I wish we had some money in the bank so that the PM could come around and personally reassure us that it's safe, but shit, all we have is debt and superannuation.

Like a lot of others.

Call it a low-grade drug habit.

5 comments:

Ann ODyne said...

oh dear.
I honestly do hope your super fund did not invest with Reyjavik for the higher interest offered.
Geelong's Pyramid Bank offered 17% (was it 1990 ?) and a lotta people got bad burns.
I only have debt, which I am sure the bank can call in - unfortunately I own nothing they can take off me, so I have no idea what their next step would be.
peace and love

phil said...

They can't take your peace and love, of that you can be sure.

Same back atcha.

JahTeh said...

I'm waiting to see if our local council has been investing overseas as have some. If they have then I'm glad I'm paying off my rates at $50 a fortnight. Last week I paid the last on the 2007 and next week I start on 2008 and as long as I pay something they can't touch me.

Pants said...

Hi Phil

Well, I think it will all be fine. The idea that comsumer goods bring us happiness was a marketing confidence trick that everyone secretly knows doesn't work.
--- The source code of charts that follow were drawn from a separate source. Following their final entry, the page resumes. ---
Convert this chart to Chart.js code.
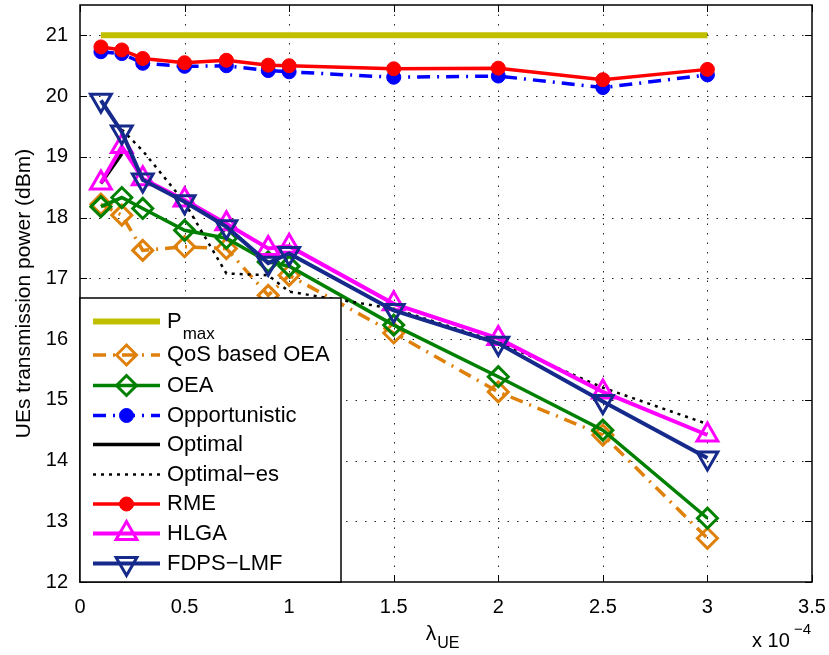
<!DOCTYPE html>
<html>
<head>
<meta charset="utf-8">
<script src="https://cdn.jsdelivr.net/npm/chart.js@4.4.1/dist/chart.umd.min.js"></script>
<style>
html, body { margin: 0; padding: 0; background: #fff; }
#wrap { width: 829px; height: 655px; }
</style>
</head>
<body>
<div id="wrap"><canvas id="potenciaChart" width="829" height="655"></canvas></div>
<script>
// Datos (lambda_UE en unidades de 1e-4)
const lambdaUE = [0.1, 0.2, 0.3, 0.5, 0.7, 0.9, 1.0, 1.5, 2.0, 2.5, 3.0];
const pMax = [21, 21, 21, 21, 21, 21, 21, 21, 21, 21, 21];
const qosOEA = [18.22, 18.04, 17.46, 17.52, 17.49, 16.72, 17.05, 16.1, 15.13, 14.42, 12.72];
const oea = [18.18, 18.33, 18.15, 17.79, 17.66, 17.27, 17.2, 16.23, 15.38, 14.5, 13.05];
const oportunista = [20.73, 20.70, 20.54, 20.49, 20.5, 20.42, 20.40, 20.31, 20.33, 20.14, 20.35];
const rme = [20.81, 20.76, 20.62, 20.55, 20.59, 20.51, 20.5, 20.45, 20.46, 20.27, 20.44];
const hlga = [18.57, 19.17, 18.64, 18.29, 17.9, 17.49, 17.53, 16.58, 16.01, 15.13, 14.42];
const fdpsLMF = [19.93, 19.41, 18.62, 18.26, 17.85, 17.25, 17.41, 16.47, 15.93, 14.97, 14.04];
const optimoX = [0.1, 0.2];
const optimo = [18.56, 19.05];
const optimoEsX = [0.2, 0.3, 0.5, 0.7, 0.9, 1.0, 1.5, 2.0, 2.5, 3.0];
const optimoEs = [19.45, 19.1, 18.25, 17.08, 17.05, 16.78, 16.5, 15.95, 15.2, 14.6];
const xTicks = [0, 0.5, 1, 1.5, 2, 2.5, 3, 3.5];
const yTicks = [12, 13, 14, 15, 16, 17, 18, 19, 20, 21];

const FUENTE = '"Liberation Sans", Arial, Helvetica, sans-serif';

function puntos(xs, ys) {
    return xs.map((x, i) => ({ x: x, y: ys[i] }));
}

// Series en el orden de la leyenda (las últimas se dibujan encima)
const series = [
    { label: 'P', sub: 'max', data: puntos(lambdaUE, pMax), borderColor: 'rgb(191,191,0)', borderWidth: 6,
      pointRadius: 0 },
    { label: 'QoS based OEA', data: puntos(lambdaUE, qosOEA), borderColor: 'rgb(222,128,10)', borderWidth: 3.5,
      borderDash: [13, 7, 2, 7], pointStyle: 'rectRot', pointRadius: 10, pointBorderWidth: 3 },
    { label: 'OEA', data: puntos(lambdaUE, oea), borderColor: 'rgb(0,128,0)', borderWidth: 3.5,
      pointStyle: 'rectRot', pointRadius: 10, pointBorderWidth: 3 },
    { label: 'Opportunistic', data: puntos(lambdaUE, oportunista), borderColor: 'rgb(0,0,255)', borderWidth: 3.5,
      borderDash: [13, 7, 2, 7], pointStyle: 'circle', pointRadius: 7, pointBorderWidth: 1, relleno: true },
    { label: 'Optimal', data: puntos(optimoX, optimo), borderColor: 'rgb(0,0,0)', borderWidth: 3.5,
      pointRadius: 0 },
    { label: 'Optimal\u2212es', data: puntos(optimoEsX, optimoEs), borderColor: 'rgb(0,0,0)', borderWidth: 2.5,
      borderDash: [3, 5], pointRadius: 0 },
    { label: 'RME', data: puntos(lambdaUE, rme), borderColor: 'rgb(255,0,0)', borderWidth: 3.5,
      pointStyle: 'circle', pointRadius: 7, pointBorderWidth: 1, relleno: true },
    { label: 'HLGA', data: puntos(lambdaUE, hlga), borderColor: 'rgb(255,0,255)', borderWidth: 4,
      pointStyle: 'triangle', pointRadius: 12, pointBorderWidth: 3 },
    { label: 'FDPS\u2212LMF', data: puntos(lambdaUE, fdpsLMF), borderColor: 'rgb(22,42,140)', borderWidth: 4,
      pointStyle: 'triangle', pointRotation: 180, pointRadius: 12, pointBorderWidth: 3 }
];

const datasets = series.map((s, i) => Object.assign({
    borderDash: [],
    pointRotation: 0,
    pointBorderColor: s.borderColor,
    pointBackgroundColor: s.relleno ? s.borderColor : 'rgba(0,0,0,0)',
    fill: false,
    tension: 0,
    order: series.length - i
}, s));

// Rejilla punteada estilo MATLAB
const rejillaPlugin = {
    id: 'rejilla',
    beforeDatasetsDraw(chart) {
        const ctx = chart.ctx;
        const a = chart.chartArea;
        const sx = chart.scales.x, sy = chart.scales.y;
        ctx.save();
        ctx.strokeStyle = '#222';
        ctx.lineWidth = 1;
        ctx.setLineDash([1.5, 8]);
        xTicks.forEach(v => {
            const px = Math.round(sx.getPixelForValue(v)) + 0.5;
            if (px <= a.left + 1 || px >= a.right - 1) return;
            ctx.beginPath(); ctx.moveTo(px, a.top); ctx.lineTo(px, a.bottom); ctx.stroke();
        });
        yTicks.forEach(v => {
            const py = Math.round(sy.getPixelForValue(v)) + 0.5;
            if (py <= a.top + 1 || py >= a.bottom - 1) return;
            ctx.beginPath(); ctx.moveTo(a.left, py); ctx.lineTo(a.right, py); ctx.stroke();
        });
        ctx.restore();
    },
    afterDatasetsDraw(chart) {
        const ctx = chart.ctx;
        const a = chart.chartArea;
        const sx = chart.scales.x, sy = chart.scales.y;
        ctx.save();
        ctx.setLineDash([]);
        ctx.strokeStyle = '#000';
        ctx.lineWidth = 1.5;
        ctx.strokeRect(a.left, a.top, a.right - a.left, a.bottom - a.top);
        ctx.lineWidth = 1;
        const L = 7;
        xTicks.forEach(v => {
            const px = Math.round(sx.getPixelForValue(v)) + 0.5;
            ctx.beginPath();
            ctx.moveTo(px, a.bottom); ctx.lineTo(px, a.bottom - L);
            ctx.moveTo(px, a.top); ctx.lineTo(px, a.top + L);
            ctx.stroke();
        });
        yTicks.forEach(v => {
            const py = Math.round(sy.getPixelForValue(v)) + 0.5;
            ctx.beginPath();
            ctx.moveTo(a.left, py); ctx.lineTo(a.left + L, py);
            ctx.moveTo(a.right, py); ctx.lineTo(a.right - L, py);
            ctx.stroke();
        });
        ctx.restore();
    }
};

function dibujarMarcador(ctx, ds, x, y) {
    if (!ds.pointRadius) return;
    ctx.save();
    ctx.setLineDash([]);
    ctx.strokeStyle = ds.pointBorderColor;
    ctx.fillStyle = ds.pointBackgroundColor;
    ctx.lineWidth = ds.pointBorderWidth;
    Chart.helpers.drawPoint(ctx, {
        pointStyle: ds.pointStyle,
        rotation: ds.pointRotation,
        radius: ds.pointRadius,
        borderWidth: ds.pointBorderWidth
    }, x, y);
    ctx.restore();
}

// Leyenda dentro del área del gráfico, abajo a la izquierda
const leyendaPlugin = {
    id: 'leyenda',
    afterDatasetsDraw(chart) {
        const ctx = chart.ctx;
        const a = chart.chartArea;
        const caja = { left: a.left, top: 298, right: 341, bottom: a.bottom };
        ctx.save();
        ctx.fillStyle = '#fff';
        ctx.fillRect(caja.left, caja.top, caja.right - caja.left, caja.bottom - caja.top);
        ctx.strokeStyle = '#000';
        ctx.lineWidth = 1.5;
        ctx.strokeRect(caja.left, caja.top, caja.right - caja.left, caja.bottom - caja.top);
        const filas = [321.5, 355, 385.5, 415.5, 444.5, 474.5, 504, 533.5, 563.5];
        chart.data.datasets.forEach((ds, i) => {
            const y = filas[i];
            ctx.save();
            ctx.strokeStyle = ds.borderColor;
            ctx.lineWidth = ds.borderWidth;
            ctx.setLineDash(ds.borderDash || []);
            ctx.beginPath();
            ctx.moveTo(93, y); ctx.lineTo(160, y);
            ctx.stroke();
            ctx.restore();
            dibujarMarcador(ctx, ds, 126.5, y);
            ctx.fillStyle = '#000';
            ctx.textBaseline = 'middle';
            ctx.textAlign = 'left';
            ctx.font = '22px ' + FUENTE;
            ctx.fillText(ds.label, 167, y);
            if (ds.sub) {
                const w = ctx.measureText(ds.label).width;
                ctx.font = '17px ' + FUENTE;
                ctx.fillText(ds.sub, 167 + w + 1, y + 13);
            }
        });
        ctx.restore();
    }
};

// Títulos de ejes con subíndices y exponente
const titulosPlugin = {
    id: 'titulos',
    afterDraw(chart) {
        const ctx = chart.ctx;
        const a = chart.chartArea;
        ctx.save();
        ctx.fillStyle = '#000';
        ctx.textBaseline = 'alphabetic';
        // eje x: lambda_UE
        ctx.font = '21px ' + FUENTE;
        const wL = ctx.measureText('\u03bb').width;
        ctx.font = '16px ' + FUENTE;
        const wUE = ctx.measureText('UE').width;
        const xc = (a.left + a.right) / 2 - 4;
        const x0 = xc - (wL + wUE) / 2;
        ctx.font = '21px ' + FUENTE;
        ctx.textAlign = 'left';
        ctx.fillText('\u03bb', x0, 640);
        ctx.font = '16px ' + FUENTE;
        ctx.fillText('UE', x0 + wL + 1, 648);
        // multiplicador x 10^-4
        ctx.font = '20px ' + FUENTE;
        ctx.fillText('x 10', 752, 647);
        ctx.font = '15px ' + FUENTE;
        ctx.fillText('\u22124', 794, 634);
        // eje y
        ctx.translate(24, (a.top + a.bottom) / 2);
        ctx.rotate(-Math.PI / 2);
        ctx.textAlign = 'center';
        ctx.textBaseline = 'middle';
        ctx.font = '21px ' + FUENTE;
        ctx.fillText('UEs transmission power (dBm)', 0, 0);
        ctx.restore();
    }
};

function crearGrafica() {
    const ctx = document.getElementById('potenciaChart').getContext('2d');
    new Chart(ctx, {
        type: 'line',
        data: { datasets: datasets },
        options: {
            responsive: false,
            animation: false,
            events: [],
            layout: { autoPadding: false, padding: { top: 5, right: 17, left: 0, bottom: 0 } },
            plugins: {
                legend: { display: false },
                tooltip: { enabled: false }
            },
            scales: {
                x: {
                    type: 'linear',
                    min: 0,
                    max: 3.5,
                    grid: { display: false, drawTicks: false },
                    border: { display: false },
                    afterBuildTicks: s => { s.ticks = xTicks.map(v => ({ value: v })); },
                    afterFit: s => { s.height = 73; s.paddingLeft = 0; s.paddingRight = 0; },
                    ticks: {
                        color: '#000',
                        padding: 13,
                        maxRotation: 0,
                        autoSkip: false,
                        font: { family: FUENTE, size: 20 },
                        callback: v => String(+v.toFixed(1))
                    }
                },
                y: {
                    type: 'linear',
                    min: 12,
                    max: 21.5,
                    grid: { display: false, drawTicks: false },
                    border: { display: false },
                    afterBuildTicks: s => { s.ticks = yTicks.map(v => ({ value: v })); },
                    afterFit: s => { s.width = 80; s.paddingTop = 0; s.paddingBottom = 0; },
                    ticks: {
                        color: '#000',
                        padding: 12,
                        autoSkip: false,
                        font: { family: FUENTE, size: 20 },
                        callback: v => String(v)
                    }
                }
            }
        },
        plugins: [rejillaPlugin, leyendaPlugin, titulosPlugin]
    });
}

document.addEventListener('DOMContentLoaded', crearGrafica);
</script>
</body>
</html>
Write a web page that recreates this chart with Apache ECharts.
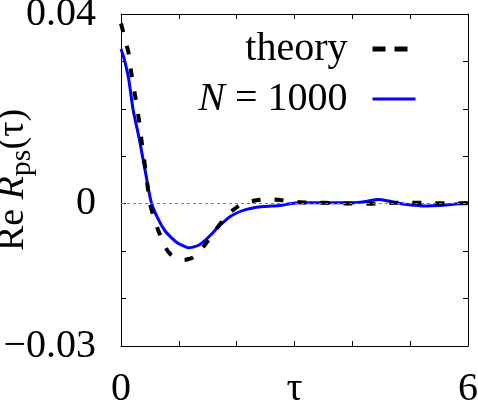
<!DOCTYPE html>
<html>
<head>
<meta charset="utf-8">
<script src="https://cdn.jsdelivr.net/npm/echarts@6/dist/echarts.min.js"></script>
<style>html,body{margin:0;padding:0;background:#fff}#c{width:478px;height:402px}</style>
</head>
<body>
<div id="c"></div>
<script>
var theoryTau = [0, 0.03, 0.06, 0.13, 0.18, 0.25, 0.31, 0.36, 0.43, 0.5, 0.57, 0.65, 0.74, 0.82, 0.92, 1.02, 1.1, 1.16, 1.25, 1.35, 1.45, 1.56, 1.68, 1.8, 1.94, 2.1, 2.32, 2.55, 2.75, 2.92, 3.1, 3.32, 3.52, 3.73, 3.9, 4.1, 4.3, 4.5, 4.75, 5.0, 5.2, 5.43, 5.65, 5.86, 6.0];
var theoryVal = [0.0380, 0.0366, 0.0350, 0.0318, 0.0274, 0.0223, 0.0177, 0.0128, 0.0066, 0.0002, -0.0030, -0.0058, -0.0084, -0.0102, -0.0112, -0.0117, -0.0118, -0.0117, -0.0113, -0.0101, -0.0087, -0.0068, -0.0048, -0.0030, -0.0013, 0.0000, 0.00066, 0.00095, 0.0008, 0.0005, 0.0003, 0.0002, 0.0002, 0.0001, 0.00005, 0.0, 0.0, 0.0001, 0.0002, 0.0002, 0.0002, 0.0001, 0.0001, 0.0001, 0.0001];
var simTau = [0, 0.06, 0.13, 0.21, 0.31, 0.36, 0.44, 0.53, 0.65, 0.76, 0.875, 0.98, 1.08, 1.16, 1.26, 1.35, 1.45, 1.55, 1.65, 1.77, 1.89, 2.03, 2.17, 2.32, 2.46, 2.6, 2.75, 2.92, 3.1, 3.4, 3.7, 4.0, 4.2, 4.45, 4.65, 4.85, 5.05, 5.29, 5.5, 5.75, 6.0];
var simVal = [0.0326, 0.0303, 0.0265, 0.0198, 0.0140, 0.0108, 0.0055, 0.0000, -0.0034, -0.0057, -0.0072, -0.0083, -0.0089, -0.0093, -0.0091, -0.0087, -0.0078, -0.0066, -0.0053, -0.0039, -0.0027, -0.0018, -0.0012, -0.0008, -0.0006, -0.0005, -0.0004, 0.0000, 0.0002, 0.0002, 0.0002, 0.0002, 0.0004, 0.0009, 0.0005, 0.0000, -0.0003, -0.0005, -0.0004, -0.0001, 0.0002];
var xTickLabels = {0: '0', 3: '\u03c4', 6: '6'};
var yTickLabels = [[0.04, '0.04'], [0, '0'], [-0.03, '\u22120.03']];
var seriesNames = ['theory', 'N = 1000'];

var FONT = 'Liberation Serif';
function pairs(xs, ys) { return xs.map(function (x, i) { return [x, ys[i]]; }); }
var axisCommon = {
  type: 'value',
  axisLine: { show: true, onZero: false, lineStyle: { color: '#000', width: 1 } },
  axisTick: { show: true, inside: true, length: 5, lineStyle: { color: '#000', width: 1 } },
  splitLine: { show: false }
};
var chart = echarts.init(document.getElementById('c'), null, { renderer: 'canvas' });
chart.setOption({
  animation: false,
  backgroundColor: '#fff',
  grid: { left: 121, right: 10, top: 14, bottom: 56, containLabel: false, outerBoundsMode: 'none' },
  xAxis: [
    Object.assign({}, axisCommon, {
      min: 0, max: 6, interval: 1, position: 'bottom',
      axisLabel: {
        margin: 23, fontFamily: FONT, fontSize: 40, color: '#000',
        formatter: function (v) { return xTickLabels[Math.round(v)] !== undefined && Math.abs(v - Math.round(v)) < 1e-9 ? xTickLabels[Math.round(v)] : ''; }
      }
    }),
    Object.assign({}, axisCommon, { min: 0, max: 6, interval: 1, position: 'top', axisLabel: { show: false } })
  ],
  yAxis: [
    Object.assign({}, axisCommon, {
      min: -0.03, max: 0.04, interval: 0.01, position: 'left',
      axisLabel: { show: false },
      name: '{a|Re }{i|R}{s|ps}{a|(\u03c4)}',
      nameLocation: 'middle', nameRotate: 90, nameGap: 84, nameMoveOverlap: false,
      nameTextStyle: {
        color: '#000', fontFamily: FONT, fontSize: 38,
        rich: {
          a: { fontFamily: FONT, fontSize: 38, color: '#000', lineHeight: 48 },
          i: { fontFamily: FONT, fontSize: 38, fontStyle: 'italic', color: '#000', lineHeight: 48 },
          s: { fontFamily: FONT, fontSize: 30, color: '#000', lineHeight: 30, verticalAlign: 'bottom' }
        }
      }
    }),
    Object.assign({}, axisCommon, { min: -0.03, max: 0.04, interval: 0.01, position: 'right', axisLabel: { show: false } })
  ],
  legend: {
    data: [
      { name: seriesNames[0], lineStyle: { width: 5, type: [13, 9], color: '#000' } },
      { name: seriesNames[1], lineStyle: { width: 3, color: '#0000ff' } }
    ],
    orient: 'vertical', right: 60, top: 29, align: 'right', padding: 0,
    itemWidth: 43, itemHeight: 14, itemGap: 10,
    itemStyle: { opacity: 0 },
    textStyle: {
      fontFamily: FONT, fontSize: 40, color: '#000', lineHeight: 40, padding: [0, 20, 0, 0],
      rich: { i: { fontFamily: FONT, fontSize: 40, fontStyle: 'italic', color: '#000', lineHeight: 40 } }
    },
    formatter: function (name) { return name === 'N = 1000' ? '{i|N} = 1000' : name; }
  },
  series: [
    {
      name: seriesNames[1], type: 'line', data: pairs(simTau, simVal),
      symbol: 'none', smooth: 0.3, z: 2,
      lineStyle: { color: '#0000ff', width: 3 },
      itemStyle: { color: '#0000ff' },
      markLine: {
        silent: true, symbol: 'none', label: { show: false },
        lineStyle: { color: '#808080', width: 1, type: [3, 3] },
        data: [{ yAxis: 0 }]
      }
    },
    {
      name: seriesNames[0], type: 'line', data: pairs(theoryTau, theoryVal),
      symbol: 'none', smooth: 0.3, z: 3,
      lineStyle: { color: '#000', width: 4, type: [9, 14] },
      itemStyle: { color: '#000' }
    }
  ]
});
// y tick labels placed through the axis scale
var axisX = chart.convertToPixel({ xAxisIndex: 0 }, 0);
chart.setOption({
  graphic: yTickLabels.map(function (t) {
    return {
      type: 'text', silent: true, z: 10,
      x: axisX - 25, y: chart.convertToPixel({ yAxisIndex: 0 }, t[0]),
      style: { text: t[1], font: '40px "Liberation Serif"', fill: '#000', align: 'right', verticalAlign: 'middle' }
    };
  })
});
</script>
</body>
</html>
These goods proliferated to sop up disposable income so, in a way, were the solution to a problem that was in itself a construct and will cease to exist. We'll soon find better things to do with our time than shop. Sex, drugs, R'n'R anyone?


xxx

Pants

phil said...

Oh Pants, I are with you 100%. Have just returned from the annual boys' own annual attempt to be 21 again...we're not, but crikey it's fun trying. Will write about it later.